I was also a member of a panel to select prize-winners for the ‘best practices’ carried out by local governments. Three things stood out. First, many of the 35 entries from around the region were rather mundane activities (e.g. modernising a municipal records office or a setting up a farmer’s market) that would be considered nothing special in the municipalities of northern Europe. Second, little Uruguay (pop. 3.5 million), won many of the prizes, as it did last time round. There is a simple reason for this. Uruguay has the most educated population, least unequal income distribution, and oldest demographic profile in the region. This combination, leavened with a radical cultural tradition passed on by forefathers from Italy and Spain, has produced one of the highest incidences of ‘active citizenship’ in the world. Finally, and related to this, some of the entries (especially the winners) were extremely innovative in the way that citizens interacted with local government.
Take for example the entry by the Metropolitan Tax Authority (SAT) of Lima, Peru, which won 2nd prize. In order to deliver council tax bills to householders in dangerous parts of the El Cercado inner city neighbourhood, SAT recruited unemployed, very low-income and older residents of El Cercado, giving special preference to single mothers. After training, these local staff proved to have a much higher success rate on bill delivery than the private firm to which the service had been previously contracted out. Their self-esteem and income rose, they become valued colleagues on the municipal staff, and this ‘social capital’ approach encouraged a higher rate of tax compliance by residents.
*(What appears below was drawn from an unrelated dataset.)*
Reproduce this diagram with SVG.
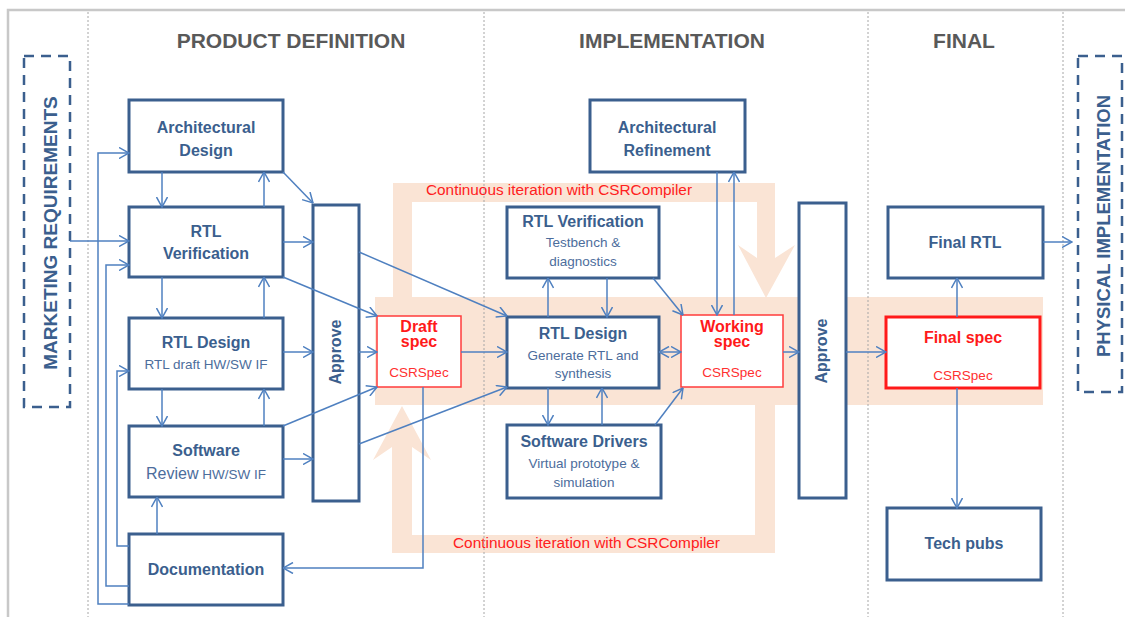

So how can there be so much creativity and innovation in local governance when municipal authorities often lack the solid career structures that I was lamenting in my address? Well maybe it is not such a contradiction after all. When an elected mayor has such freedom over appointments, this can be used for good or ill. Some just pack departments with friends and family, often as ghost-workers, and milk the system while in office. But many others, such as those represented at the Panama event, use that freedom to bring on board a team of dynamic, younger professionals, from academia, NGOs and the private sector, in order to spearhead radical change. What is exciting about this is the way that they actually put into practice the concept of ‘local democratic governance’, developed by UNDP, with a genuine passion. These mayors and their advisors get involved in day-to-day initiatives, work out-of-hours, are on first-name terms with junior staff, and are prepared to delegate real power to citizens. One way of getting this moving is through participatory budgets, whereby citizens actually decide municipal investment priorities in their neighbourhoods. These have become commonplace throughout the region.
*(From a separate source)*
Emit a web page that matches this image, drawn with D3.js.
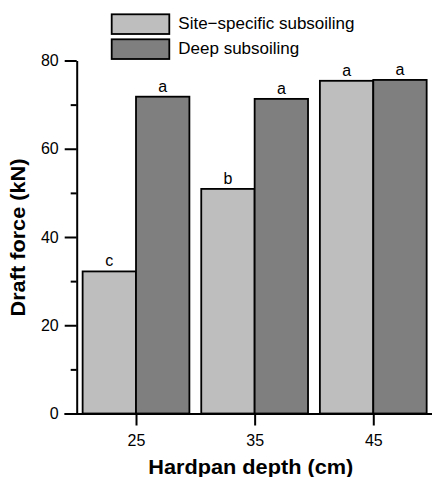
<!DOCTYPE html>
<html>
<head>
<meta charset="utf-8">
<script src="https://cdn.jsdelivr.net/npm/d3@7"></script>
<style>
  html, body { margin: 0; padding: 0; background: #fff; }
  svg { display: block; font-family: "Liberation Sans", Arial, Helvetica, sans-serif; }
</style>
</head>
<body>
<svg id="chart" width="432" height="477"></svg>
<script>
const depths = [25, 35, 45];
const seriesNames = ["Site\u2212specific subsoiling", "Deep subsoiling"];
const siteSpecific = [32.2, 50.9, 75.4];
const deepSubsoil = [71.8, 71.3, 75.6];
const siteLetters = ["c", "b", "a"];
const deepLetters = ["a", "a", "a"];
const yMajorTicks = [0, 20, 40, 60, 80];
const yMinorTicks = [10, 30, 50, 70];
const colors = ["#BEBEBE", "#7F7F7F"];

const svg = d3.select("#chart");
const barHalf = 4.5; // bar width in cm units

const x = d3.scaleLinear().domain([18.93, 49.95]).range([64, 432]);
const y = d3.scaleLinear().domain([0, 80]).range([413.5, 60.5]);

const series = [
  { name: seriesNames[0], values: siteSpecific, letters: siteLetters, color: colors[0], off: -barHalf },
  { name: seriesNames[1], values: deepSubsoil, letters: deepLetters, color: colors[1], off: 0 }
];

// Bars
series.forEach(s => {
  const g = svg.append("g");
  depths.forEach((d, i) => {
    const x0 = x(d + s.off), x1 = x(d + s.off + barHalf);
    g.append("rect")
      .attr("x", x0).attr("y", y(s.values[i]))
      .attr("width", x1 - x0).attr("height", y(0) - y(s.values[i]))
      .attr("fill", s.color).attr("stroke", "#000").attr("stroke-width", 1.8);
    g.append("text")
      .attr("x", (x0 + x1) / 2).attr("y", y(s.values[i]) - 5)
      .attr("text-anchor", "middle").attr("font-size", 16).attr("fill", "#000")
      .text(s.letters[i]);
  });
});

// Y axis (major)
const yAxis = svg.append("g").attr("transform", "translate(76.7,0)")
  .call(d3.axisLeft(y).tickValues(yMajorTicks).tickSize(12).tickSizeOuter(0).tickPadding(6).tickFormat(d3.format("d")));
// Y minor ticks
const yMinor = svg.append("g").attr("transform", "translate(76.7,0)")
  .call(d3.axisLeft(y).tickValues(yMinorTicks).tickSize(6).tickSizeOuter(0).tickFormat(""));
yMinor.select(".domain").remove();

// X axis
const xAxis = svg.append("g").attr("transform", `translate(0,${y(0)})`)
  .call(d3.axisBottom(x).tickValues(depths).tickSize(12).tickSizeOuter(0).tickPadding(9).tickFormat(d3.format("d")));

[yAxis, yMinor, xAxis].forEach(a => {
  a.selectAll("path, line").attr("stroke", "#000").attr("stroke-width", 2);
  a.selectAll("text").attr("font-size", 16).attr("fill", "#000")
    .attr("font-family", "'Liberation Sans', Arial, Helvetica, sans-serif");
});

// Axis titles
svg.append("text")
  .attr("x", 250.8).attr("y", 473.5)
  .attr("text-anchor", "middle").attr("font-size", 20).attr("font-weight", "bold")
  .attr("textLength", 205).attr("lengthAdjust", "spacingAndGlyphs")
  .text("Hardpan depth (cm)");

svg.append("text")
  .attr("transform", "translate(24.5,237.5) rotate(-90)")
  .attr("text-anchor", "middle").attr("font-size", 20).attr("font-weight", "bold")
  .attr("textLength", 158).attr("lengthAdjust", "spacingAndGlyphs")
  .text("Draft force (kN)");

// Legend
const legend = svg.append("g");
series.forEach((s, i) => {
  const top = 14.3 + i * 25;
  legend.append("rect")
    .attr("x", 111.7).attr("y", top).attr("width", 57.6).attr("height", 19.7)
    .attr("fill", s.color).attr("stroke", "#000").attr("stroke-width", 1.8);
  legend.append("text")
    .attr("x", 178.3).attr("y", top + 14.2)
    .attr("font-size", 17).attr("fill", "#000")
    .text(s.name);
});
</script>
</body>
</html>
The end result is that this variant of Latin America’s local government culture gets things done more much more rapidly and in a much more inclusive manner than the cold managerialist culture of English local government, with its silo mentality, nine-to-five approach, and where ‘community involvement’ is purely a tick-box devise used to extract funds from central government or the EU. So aren’t I contradicting myself? On the one hand lamenting the absence of a genuine local career system yet at the same time admiring the ‘passion’ of the personalist mayoral system of Latin America. This is a tricky issue to resolve. Indeed the ‘informality’ of the system does mean that many brilliant initiatives come to a grinding halt when a new mayor is elected, often seeking to distance him/herself from his/her predecessor by simply killing projects, even when they were successful. So this lack of an ‘institutional memory’ does make it more difficult for reforms to bed down. But as shown by the SAT project, which has already survived three periods of office of different mayors, this is not impossible.